In his judgment the trial Magistrate said accused did not produce contrary evidence to rebut the prosecution case that the exhibited cows were different from those from which the case arises (page 5- paragraph 1).
He further states at page 5 in paragraph 3 of his judgment that accused did not produce evidence to collaborate evidence that Josephine received one cow and one cow died.
With that analysis, the appellant’s counsel attacked the assessment of the evidence by the learned trial Magistrate whereby he never analyzed the evidence by defence, but simply rejected it and made conclusions that were not supported by evidence.
I have examined all the arguments and in view of the evidence available I find from the onset that the learned trial Magistrate’s assessment of the evidence on record was faulty.
A case of theft of cattle, needs evidence to prove the following ingredients.
- That there was asportation of property.
- That there was fraudulent intent to permanently deprive the owner of that property.
- That it was the accused who committed the crime.
From evidence by the prosecution there is totally no evidence that shows that accused committed asportation, or had fraudulent intent to deprive.
The evidence of PW.1- complaint was found to be hearsay. (See page 5 PW.1 of the judgment). The court notes;
“ Defence counsel submitted that testimony of PW.1 is hearsay. Yes. I agree with him. However testimony of PW.2- PW.4 is water tight against accused……”
Having found PW.1 in hearsay, I do not see how watertight PW.2-PW.4’s evidence is. PW.2 was told of the allegation by PW.1. PW.3 said nothing about the alleged theft. He only received 14 heads of cattle for keeping. PW.4 relied on what PW.1 told him and impounded the cows. Therefore the evidence of the prosecution was all hearsay and could not even satisfy the standard of prima facie.
The burden of proof is on the prosecution. The law is that an accused has no burden to prove his innocence.

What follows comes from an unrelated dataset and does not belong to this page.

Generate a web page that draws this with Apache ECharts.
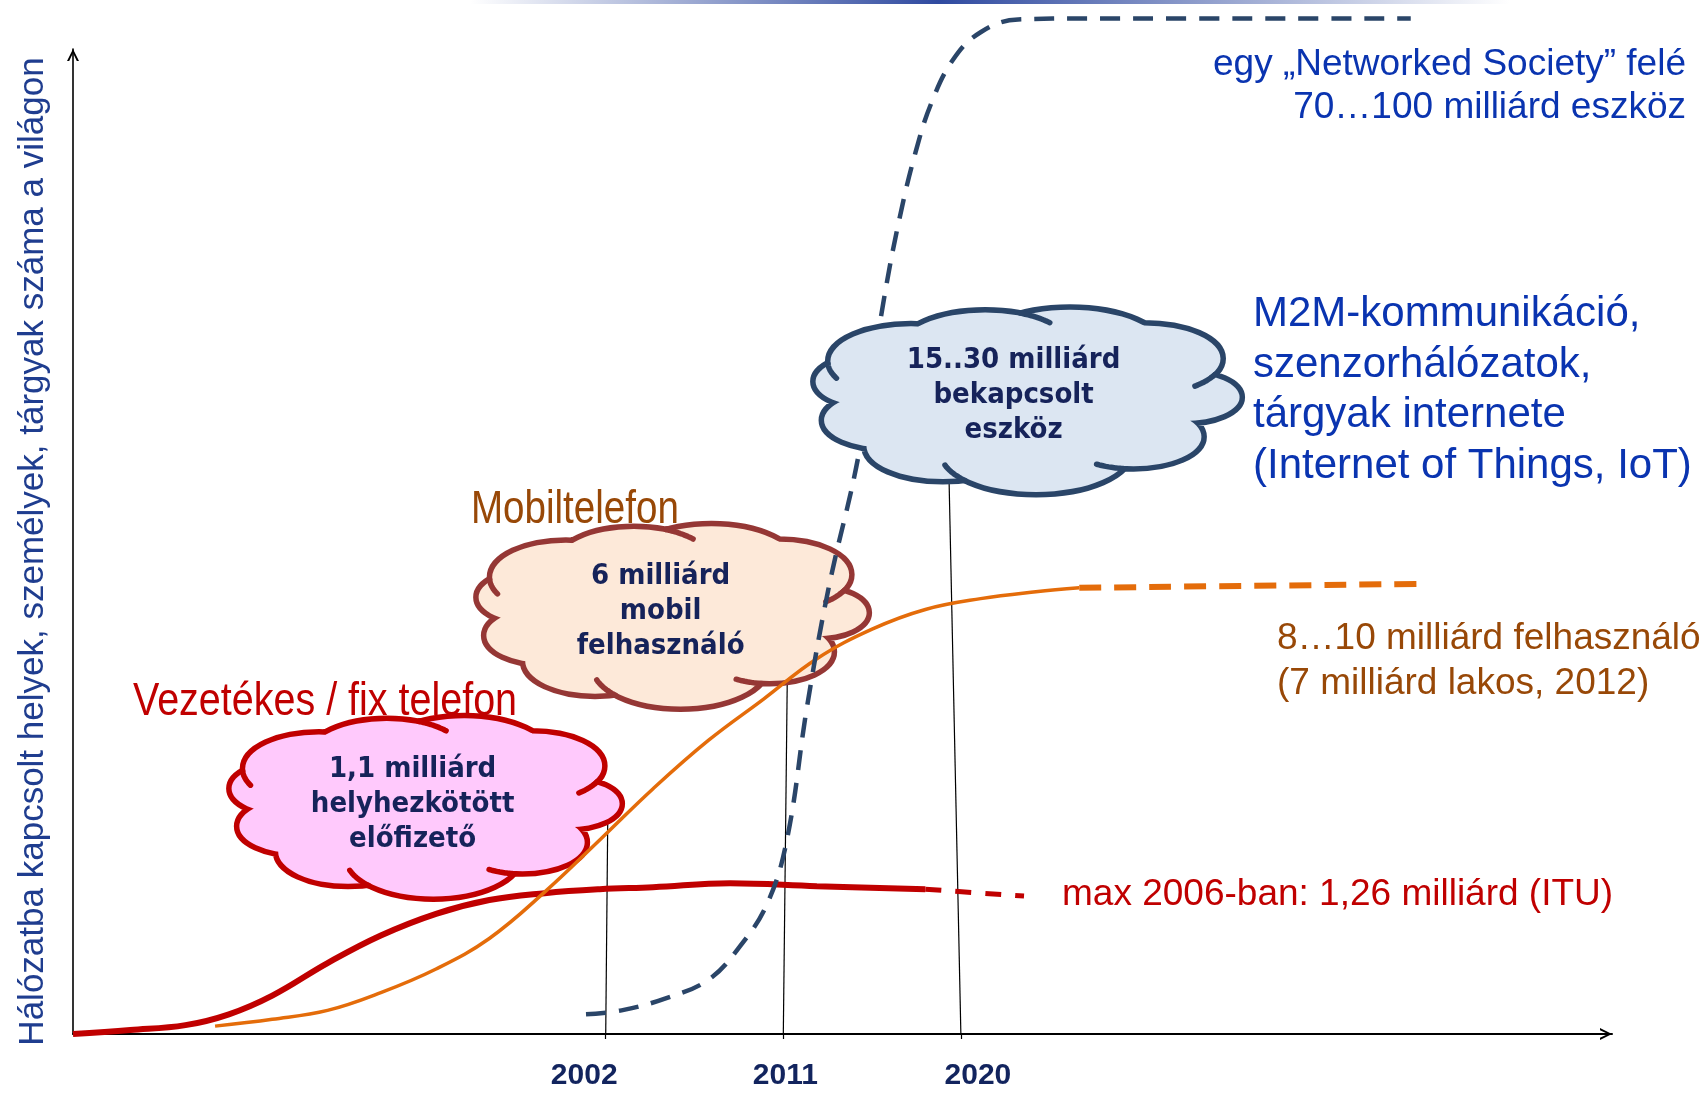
<!DOCTYPE html>
<html><head><meta charset="utf-8">
<script src="https://cdn.jsdelivr.net/npm/echarts@6/dist/echarts.min.js"></script>
<style>html,body{margin:0;padding:0;background:#fff}#c{width:1708px;height:1093px}</style>
</head><body><div id="c"></div>
<script>
// ---------------- data (x = year, y = relative number of connected things, 0..100) ----------------
const yearTicks = [2002, 2011, 2020];
const fixedSolid = [[1975.0,0],[1977.9,0.4],[1980.7,0.9],[1982.9,2.0],[1985.1,3.9],[1987.9,7.2],[1990.6,10.0],[1993.4,12.2],[1996.1,13.6],[1998.9,14.3],[2001.7,14.7],[2004.4,14.9],[2008.3,15.3],[2012.7,15.0],[2018.2,14.7]];
const fixedDashed = [[2018.2,14.7],[2023.2,14.0]];
const mobileSolid = [[1982.2,0.8],[1985.1,1.5],[1987.9,2.4],[1990.6,4.2],[1993.4,6.6],[1996.1,9.7],[1998.9,14.4],[2001.8,19.9],[2004.4,24.9],[2007.2,29.8],[2010.0,34.0],[2012.7,38.1],[2015.5,41.1],[2018.2,43.1],[2021.0,44.2],[2023.8,44.9],[2026.0,45.3]];
const mobileDashed = [[2026.0,45.3],[2043.6,45.7]];
const iotDashed = [[2001.0,2.0],[2002.8,2.4],[2005.0,3.6],[2007.2,5.5],[2008.8,8.9],[2010.2,13.3],[2011.2,19.9],[2012.2,33.2],[2013.3,45.3],[2014.8,58.6],[2016.1,74.6],[2016.9,82.9],[2017.7,89.5],[2018.5,94.5],[2019.6,98.9],[2021.0,101.7],[2022.9,103.0],[2026.5,103.1],[2042.8,103.1]];
const yearLineTops = [[2002.1,21.3],[2011.2,35.9],[2019.4,56.3]];
const yearLineBottoms = [[2002,0],[2011,0],[2020,0]];
const cloudAnchors = [[1992.87,23.1],[2005.39,42.49],[2023.38,64.37]];
const cloudTexts = [['1,1 milliárd','helyhezkötött','előfizető'],['6 milliárd','mobil','felhasználó'],['15..30 milliárd','bekapcsolt','eszköz']];
const yTitle = 'Hálózatba kapcsolt helyek, személyek, tárgyak száma a világon';
const fixedTitle = 'Vezetékes / fix telefon';
const mobileTitle = 'Mobiltelefon';
const societyLines = ['egy „Networked Society” felé','70…100 milliárd eszköz'];
const m2mLines = ['M2M-kommunikáció,','szenzorhálózatok,','tárgyak internete','(Internet of Things, IoT)'];
const usersLines = ['8…10 milliárd felhasználó','(7 milliárd lakos, 2012)'];
const fixedMaxLine = 'max 2006-ban: 1,26 milliárd (ITU)';

// ---------------- styles ----------------
const RED = '#c00000', ORANGE = '#e46c0a', NAVY = '#2a4568', BROWN = '#984807', BLUE = '#0a34b0';
const cloudStyles = [
  {a:194, b:90, fill:'#ffc9fc', stroke:'#c00000', dx:-13, dy:-2},
  {a:194, b:91, fill:'#fde9d9', stroke:'#953735', dx:-12, dy:-4},
  {a:212, b:92, fill:'#dce6f2', stroke:'#2a4568', dx:-14, dy:-4}
];
// cloud bumps in a unit box: [cx, cy, r]
const bumps = [[-0.72,-0.20,0.28],[-0.66,0.22,0.30],[-0.40,0.50,0.36],[0.04,0.56,0.44],[0.50,0.40,0.32],[0.74,-0.03,0.26],[0.55,-0.45,0.36],[0.20,-0.54,0.44],[-0.20,-0.55,0.40],[-0.55,-0.42,0.38],[0,0,0.66]];
// interior curls: bump A continues into bump B
const curls = [[9,0],[3,2],[4,3],[6,5],[8,7]];
const CLOUD_W = 5.5;
const CLOUD_FONT = 'bold 29px "DejaVu Sans Condensed", "DejaVu Sans", sans-serif';
const CLOUD_TEXT = '#16235a';

function ellipsePath(x, y, rx, ry) {
  return 'M' + (x - rx) + ' ' + y + ' A' + rx + ' ' + ry + ' 0 1 0 ' + (x + rx) + ' ' + y +
         ' A' + rx + ' ' + ry + ' 0 1 0 ' + (x - rx) + ' ' + y + ' Z ';
}
function inside(p, e) {
  const dx = (p[0] - e.x) / e.rx, dy = (p[1] - e.y) / e.ry;
  return dx * dx + dy * dy < 1;
}
function curlPath(ells, ai, bi) {
  const A = ells[ai], B = ells[bi], N = 720, delta = 0.42;
  const pt = function (t) { return [A.x + A.rx * Math.cos(t), A.y + A.ry * Math.sin(t)]; };
  const outer = function (p) {
    for (let k = 0; k < ells.length; k++) { if (k !== ai && k !== bi && inside(p, ells[k])) return false; }
    return true;
  };
  for (let j = 0; j < N; j++) {
    for (let dir = -1; dir <= 1; dir += 2) {
      const t0 = j / N * 2 * Math.PI, t1 = t0 + dir * 2 * Math.PI / N;
      const p0 = pt(t0), p1 = pt(t1);
      if (!inside(p0, B) && outer(p0) && inside(p1, B)) {
        let d = '';
        for (let s = 0; s <= 20; s++) {
          const q = pt(t0 + dir * delta * s / 20);
          d += (s ? 'L' : 'M') + q[0].toFixed(1) + ' ' + q[1].toFixed(1) + ' ';
        }
        return d;
      }
    }
  }
  return '';
}
function cloudRender(params, api) {
  const i = api.value(2);
  const st = cloudStyles[i];
  const c = api.coord([api.value(0), api.value(1)]);
  const ells = bumps.map(function (b) { return {x:c[0] + b[0] * st.a, y:c[1] + b[1] * st.b, rx:b[2] * st.a, ry:b[2] * st.b}; });
  const grown = ells.map(function (e) { return {x:e.x, y:e.y, rx:e.rx + CLOUD_W / 2, ry:e.ry + CLOUD_W / 2}; });
  let d = '';
  ells.forEach(function (e) { d += ellipsePath(e.x, e.y, e.rx, e.ry); });
  let cd = '';
  curls.forEach(function (p) { cd += curlPath(grown, p[0], p[1]); });
  const children = [
    {type:'path', shape:{pathData:d}, style:{fill:st.fill, stroke:st.stroke, lineWidth:CLOUD_W * 2}},
    {type:'path', shape:{pathData:d}, style:{fill:st.fill, stroke:null}},
    {type:'path', shape:{pathData:cd}, style:{fill:null, stroke:st.stroke, lineWidth:CLOUD_W, lineCap:'round'}}
  ];
  cloudTexts[i].forEach(function (t, k) {
    children.push({type:'text', x:c[0] + st.dx, y:c[1] + st.dy + (k - 1) * 35,
      style:{text:t, font:CLOUD_FONT, fill:CLOUD_TEXT, textAlign:'center', textVerticalAlign:'middle', align:'center', verticalAlign:'middle'}});
  });
  return {type:'group', children:children};
}

function lineSeries(data, color, width, type, z) {
  return {type:'line', data:data, smooth:0.4, showSymbol:false, symbol:'none', clip:false, z:z || 3,
    lineStyle:{color:color, width:width, type:type || 'solid', cap:'butt'}, silent:true};
}

const series = [];
yearLineTops.forEach(function (t, k) {
  series.push({type:'line', data:[t, yearLineBottoms[k]], showSymbol:false, symbol:'none', clip:false, z:1,
    lineStyle:{color:'#000', width:1.2}, silent:true});
});
series.push({type:'custom', renderItem:cloudRender, z:2, silent:true,
  data:cloudAnchors.slice(0,2).map(function (p, k) { return [p[0], p[1], k]; })});
series.push(lineSeries(fixedSolid, RED, 6));
series.push(lineSeries(fixedDashed, RED, 5, [16,14]));
series.push(lineSeries(mobileSolid, ORANGE, 3.5));
series.push(lineSeries(mobileDashed, ORANGE, 6, [22,13]));
series.push(lineSeries(iotDashed, NAVY, 4.5, [20,13]));
series.push({type:'custom', renderItem:cloudRender, z:6, silent:true,
  data:[[cloudAnchors[2][0], cloudAnchors[2][1], 2]]});

function txt(x, y, text, size, color, align, scaleX) {
  return {type:'text', x:x, y:y, scaleX:scaleX || 1, z:100,
    style:{text:text, font:size + 'px "Liberation Sans", Arial, sans-serif', fill:color,
      textAlign:align, textVerticalAlign:'middle', align:align, verticalAlign:'middle'}};
}
const graphics = [
  {type:'rect', z:100, shape:{x:470, y:0, width:1040, height:4},
   style:{fill:new echarts.graphic.LinearGradient(0,0,1,0,[{offset:0,color:'rgba(47,74,160,0)'},{offset:0.45,color:'#2f4aa0'},{offset:1,color:'rgba(47,74,160,0)'}])}},
  txt(133, 702, fixedTitle, 47, RED, 'left', 0.84),
  txt(471, 510, mobileTitle, 47, BROWN, 'left', 0.82),
  txt(1062, 895, fixedMaxLine, 37, RED, 'left')
];
[65, 108].forEach(function (y, k) { graphics.push(txt(1686, y, societyLines[k], 37, BLUE, 'right')); });
[314, 365, 415, 466].forEach(function (y, k) { graphics.push(txt(1253, y, m2mLines[k], 42, BLUE, 'left')); });
[639, 684].forEach(function (y, k) { graphics.push(txt(1277, y, usersLines[k], 37, BROWN, 'left')); });

const chevron = 'path://M0,12 L6,0 L12,12 L9.8,12 L6,4 L2.2,12 Z';
const labelKey = {2002:'a', 2011:'b', 2020:'c'};
const yearFont = {fontSize:30, fontWeight:'bold', color:'#12245e', fontFamily:'"Liberation Sans", Arial, sans-serif'};

const option = {
  animation:false,
  backgroundColor:'#fff',
  grid:{left:73, right:96, top:49, bottom:59},
  xAxis:{type:'value', min:1975, max:2053,
    axisLine:{show:true, lineStyle:{color:'#000', width:2}, symbol:['none', chevron], symbolSize:[14,12], symbolOffset:[0,-6]},
    axisTick:{show:true, customValues:yearTicks, length:5, lineStyle:{color:'#000', width:1.2}},
    axisLabel:{show:true, customValues:yearTicks, margin:27,
      formatter:function (v) { return '{' + labelKey[v] + '|' + v + '}'; },
      rich:{a:Object.assign({padding:[0,43,0,0]}, yearFont), b:Object.assign({padding:[0,0,0,4]}, yearFont), c:Object.assign({padding:[0,0,0,34]}, yearFont)}},
    splitLine:{show:false}},
  yAxis:{type:'value', min:0, max:100,
    name:yTitle, nameLocation:'middle', nameGap:22, nameRotate:90,
    nameTextStyle:{fontSize:35, color:'#1f3d8f', fontFamily:'"Liberation Sans", Arial, sans-serif', padding:[0,20,0,0]},
    axisLine:{show:true, lineStyle:{color:'#000', width:1.6}, symbol:['none', chevron], symbolSize:[14,12], symbolOffset:[0,-6]},
    axisTick:{show:false}, axisLabel:{show:false}, splitLine:{show:false}},
  series:series,
  graphic:graphics
};
const chart = echarts.init(document.getElementById('c'), null, {renderer:'canvas'});
chart.setOption(option);
</script>
</body></html>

In Sulumani Oyo v. Uganda EACA Crim. App. 150 (1971) (Unreported). It was held that:
“It is wrong approach to a decision in a criminal case in which the burden of proof remains on the prosecution throughout, and no finding as to credibility, guilt or fact should be arrived at until the evidence of both sides has been submitted to scrutiny. Such an approach implies that there is some sort of onus on an accused person to put forward an acceptable version such as to rebut a prosecution case already found to be true. No such onus ofcourse exists.”
The above approach is what the learned trial Magistrate used when he commented that the accused did not collaborate his evidence by calling proof to show that he gave out the animal to Josephine, and one died. The prosecution had the burden to call evidence in rebuttal.
In Macharia v. R  E.A. 193, the High Court ruled that every defence however weak had to be considered. It was wrong therefore at page 5 of the judgment for the trial Magistrate to assess evidence casually and make comments like; “the evidence is not challenged substantially. It is not important to consider here the fact remains some animals belonging to the beneficiaries of the deceased were taken away by the accused and todate, they are nowhere to be seen.”
The above is a very inconclusive finding in a case necessary of proof beyond doubt. It was therefore very unsafe for court to convict on such inconclusive evidence.
In Kifamunte Henry v. Uganda Cr.A.10/97 the Supreme court held that;
“On the first appeal from a conviction by a Judge the appellant is entitled to have the appellate court’s own consideration and views of the evidence as a whole and its own decision thereon.”
Where a trial court has erred the appellate court will interfere where the error has occasioned a miscarriage of justice.
Clearly in this case it’s my finding that the trial Magistrate committed gross errors in assessing the evidence and thereby made a decision which led to a miscarriage of justice.
I therefore find that the appeal succeeds on all grounds raised under grounds 1-6. I didn’t find evidence that some witnesses were rejected as stated in ground 7. That ground was not proved.
I therefore find that this appeal succeeds. The findings, judgment and sentence of the lower court is hereby set aside, and quashed. The accused should be set free and be set at liberty forthwith. I so order.